While Virginia didn't detail specific handheld products that will benefit from his company's technology advances, he nonetheless ticked off a long list of upgrades Samsung expects to roll out over the next year.

They include:

• Plans to increase the screen brightness from 200nit (a unit of luminance) to more than 300nit.

• Broadening the color palette in handhelds to 16.7 million colors, a 63 percent increase over the current 262,000 available today.

• Revising the interface specification from its current RGB interface to a high-speed serial-connected interface, a move that would lead to improved video quality.

• Improving the resolution from the standard QCIF (176 by 144 pixels) and QVGA (320 by 240 pixels) to a Wide Video Graphic Array (WVGA), which can accommodate 852 by 480 pixels.

The improvements will have a slimming effect on devices, reducing their depth from 2.1 millimeters to 1.6 millimeters.

In addition, Samsung is investing in hybrid touch-screen panels, which it expects to include in its display technologies in the fourth quarter of 2006.

Currently, mobile touch screens use a sensor film over a piece of glass. An optical sensor from below registers that there is a finger or stylus hovering over the device, and the touch sensor confirms that contact has been made. The hybrid panels combine the two, allowing manufacturers to reduce the thickness of the screen by more than a millimeter.

Much of Samsung's mobile production is done at the company's early-generation manufacturing plants known as Line-1 and Line-2 in Kiheung, Korea.

Samsung hopes to more than double its liquid crystal display sales to $20 billion by 2010, up from the $8.4 billion worth it sold in 2004, Virginia said in his speech.

To advance its large-screen television endeavors, the company is expected to open a new manufacturing facility in April 2006 in Tanjeong, South Korea. Known as Line 7-2, the building sits adjacent to Samsung's Line 7-1 plant that it shares with Sony to make 32-inch, 40-inch and 46-inch television screens.

The mobile-display industry is also consolidating. Royal Philips Electronics announced this week that it will acquire a 17.5 percent share in Toppoly Optoelectronics, a mobile-display provider in Taiwan.

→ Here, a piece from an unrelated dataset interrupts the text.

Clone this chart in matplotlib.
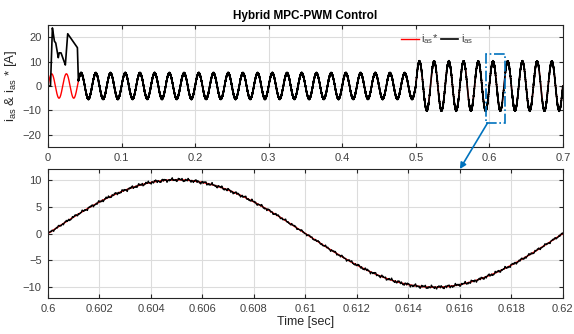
import matplotlib
matplotlib.use('Agg')
import numpy as np
from matplotlib import pyplot as plt
from matplotlib.patches import Rectangle, ConnectionPatch

plt.rcParams['font.family'] = ['Liberation Sans', 'DejaVu Sans']
plt.rcParams['font.size'] = 8
plt.rcParams['mathtext.fontset'] = 'custom'
plt.rcParams['mathtext.rm'] = 'Liberation Sans'
plt.rcParams['mathtext.it'] = 'Liberation Sans'

# signal parameters
f_grid = 50.0                      # Hz
t_end = 0.7
t_step = 0.5                       # amplitude step time
ref_amps = [5.0, 10.0]             # i_as* amplitude before / after step
meas_amps = [5.2, 10.0]            # i_as amplitude before / after step
# start-up transient of i_as (t [s], value [A])
trans_t = [0.0, 0.0030, 0.0034, 0.0060, 0.0086, 0.0105, 0.0140, 0.0151, 0.0177, 0.0236, 0.0268, 0.0400, 0.0413]
trans_v = [0.0, 0.0, 0.0, 23.8, 18.4, 17.7, 11.6, 13.6, 13.6, 8.6, 21.4, 15.7, 3.4]
# switching ripple on i_as
ripple_f = [3170.0, 7730.0, 12910.0, 21370.0]
ripple_a = [0.10, 0.08, 0.07, 0.05]

# zoom window
zoom_t = [0.6, 0.62]
box_t = [0.5955, 0.622]
box_y = [-15.2, 13.2]

dt = 1e-5
t = np.arange(0, t_end + dt, dt)
a_ref = np.where(t < t_step, ref_amps[0], ref_amps[1])
a_meas = np.where(t < t_step, meas_amps[0], meas_amps[1])
i_ref = a_ref * np.sin(2 * np.pi * f_grid * t)
i_meas = a_meas * np.sin(2 * np.pi * f_grid * t)
for fr, am in zip(ripple_f, ripple_a):
    i_meas = i_meas + am * np.sin(2 * np.pi * fr * t) * (1 + 0.5 * np.abs(np.sin(2 * np.pi * f_grid * t)))
tr = t <= trans_t[-1]
i_meas[tr] = np.interp(t[tr], trans_t, trans_v)

fig = plt.figure(figsize=(5.74, 3.34), dpi=100)
ax1 = fig.add_axes([0.0836, 0.5599, 0.897, 0.3653])
ax2 = fig.add_axes([0.0836, 0.1078, 0.897, 0.386])

blue = '#0072BD'
for ax in (ax1, ax2):
    ax.grid(True, color='#dcdcdc', linewidth=0.8)
    ax.set_axisbelow(True)
    ax.tick_params(direction='in', top=True, right=True, length=3, color='#262626',
                   labelcolor='#404040', labelsize=8, pad=4.5)
    for s in ax.spines.values():
        s.set_color('#262626')
        s.set_linewidth(0.8)

ax1.plot(t, i_ref, color='red', lw=1.0, label=r'i$_{\mathrm{as}}$*')
ax1.plot(t, i_meas, color='black', lw=1.2, label=r'i$_{\mathrm{as}}$')
ax1.set_xlim(0, t_end)
ax1.set_ylim(-25, 25)
ax1.set_yticks([-20, -10, 0, 10, 20])
ax1.set_xticks(np.arange(0, 0.71, 0.1))
ax1.set_xticklabels(['0', '0.1', '0.2', '0.3', '0.4', '0.5', '0.6', '0.7'])
ax1.set_ylabel(r'i$_{\mathrm{as}}$ & i$_{\mathrm{as}}$ * [A]', fontsize=9.5, labelpad=3, color='#262626')
ax1.set_title('Hybrid MPC-PWM Control', fontsize=8.5, fontweight='bold', pad=4)
leg = ax1.legend(loc='upper right', bbox_to_anchor=(0.845, 1.02), ncol=2, frameon=False,
                 handlelength=1.6, handletextpad=0.2, columnspacing=0.2, fontsize=8)
for txt in leg.get_texts():
    txt.set_color('#404040')

ax1.add_patch(Rectangle((box_t[0], box_y[0]), box_t[1] - box_t[0], box_y[1] - box_y[0],
                        fill=False, edgecolor=blue, lw=1.2, ls='-.', zorder=5))

m = (t >= zoom_t[0] - dt) & (t <= zoom_t[1] + dt)
ax2.plot(t[m], i_ref[m], color='red', lw=1.0)
ax2.plot(t[m], i_meas[m], color='black', lw=0.9)
ax2.set_xlim(zoom_t)
ax2.set_ylim(-12, 12)
ax2.set_yticks([-10, -5, 0, 5, 10])
xt = np.arange(0.6, 0.6201, 0.002)
ax2.set_xticks(xt)
ax2.set_xticklabels(['0.6', '0.602', '0.604', '0.606', '0.608', '0.61', '0.612', '0.614', '0.616', '0.618', '0.62'])
ax2.set_xlabel('Time [sec]', fontsize=9, labelpad=1, color='#262626')

con = ConnectionPatch(xyA=(0.5975, box_y[0]), coordsA=ax1.transData,
                      xyB=(0.616, 12), coordsB=ax2.transData,
                      arrowstyle='-|>', color=blue, lw=1.2, mutation_scale=9)
fig.add_artist(con)

fig.savefig('out.png', dpi=100)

And while outsourced manufacturing has affected the display market, the majority of companies keep production close to home, according to market research firm iSuppli. In the next four years, mobile-handset makers will send out 44 percent of their production work to electronics manufacturing services and original design manufacturing providers, iSuppli said in a research note Thursday. That 2009 prediction beats out the 34 percent of outsourced work in the mobile-display market that iSuppli estimates will happen in 2005.

The Flat Information Displays Conference, sponsored iSuppli, is often a place where vendors showcase the latest advancements in LCD, plasma and projection technology.